Let us consider the model problem of a hydrodynamical explosion. At the center of the star (defined by the equilibrium density profile), we induce the point blast with a given dispersion of the density $\delta \rho /\rho \approx$ 2%. Further, all equations and results of the simulation are presented in the dimensionless form.

As the initial data for the profile of the star, let us take ones of the hydrostatic equilibrium configuration.
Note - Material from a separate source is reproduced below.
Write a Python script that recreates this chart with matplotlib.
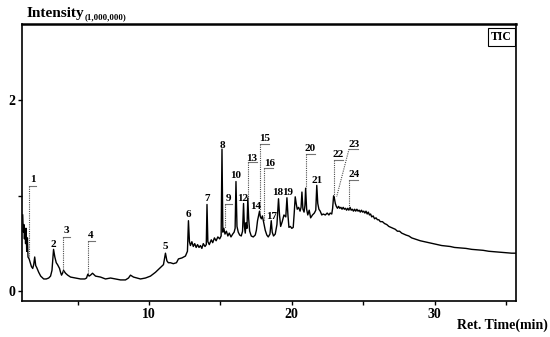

In spherical coordinates with the gravitational constant $G\equiv 1$, the data have the form

$$\frac{\partial p}{\partial r}=-\frac{M\left(r\right)\rho }{r^2},$$

$$\frac{\partial M}{\partial r}=4\pi r^2\rho .$$

The initial density distribution is chosen as follows:

$${\rho }_0\left(r\right)=\left\{\begin{array}{cc}\hfill 1-r,& \hfill r\le 1,\\ \hfill 0,& \hfill r>1.\end{array}\right.$$

Thus, the initial distribution of the pressure and gravitational potential have the form

$$p_0\left(r\right)=\left\{\begin{array}{cc}\hfill -\frac{\pi r^2}{36}(9r^2-28r+24)+\frac{5\pi }{36},& \hfill r\le 1,\\ \hfill 0,& \hfill r>1,\end{array}\right.$$

$${\Phi }_0\left(r\right)=\left\{\begin{array}{cc}\hfill -\frac{\pi }{3}(r^3-2r^2)-\frac{2\pi }{3},& \hfill r\le 1,\\ \hfill -\frac{\pi }{3r},& \hfill r>1.\end{array}\right.$$

We shall use this profile to define the initial configuration of the star.

Figure 5 shows the results of the simulation and the density profiles at various instants.

Despite introducing the random perturbations of the star, the physics was dominated by the process of the point blast similar to the Sedov problem.

6. Conclusions

We presented a novel hydrodynamic OMPEGAS code for the three-dimensional simulation of astrophysical flows using multicore processors with vector instructions. By using auto-vectorization, we achieved a 3.3-fold increase in speed in comparison with the non-vectorized program on a processor with AVX2 support. By using multithreading with the OpenMP, we achieved an increase in speed of 2.6 times on a 16-core processor in comparison with the vectorized single-threaded program. In the total, an increase in speed of nearly nine times was achieved for the test problem. The numerical experiment was performed for the model problem of the hydrodynamical simulation of a star explosion.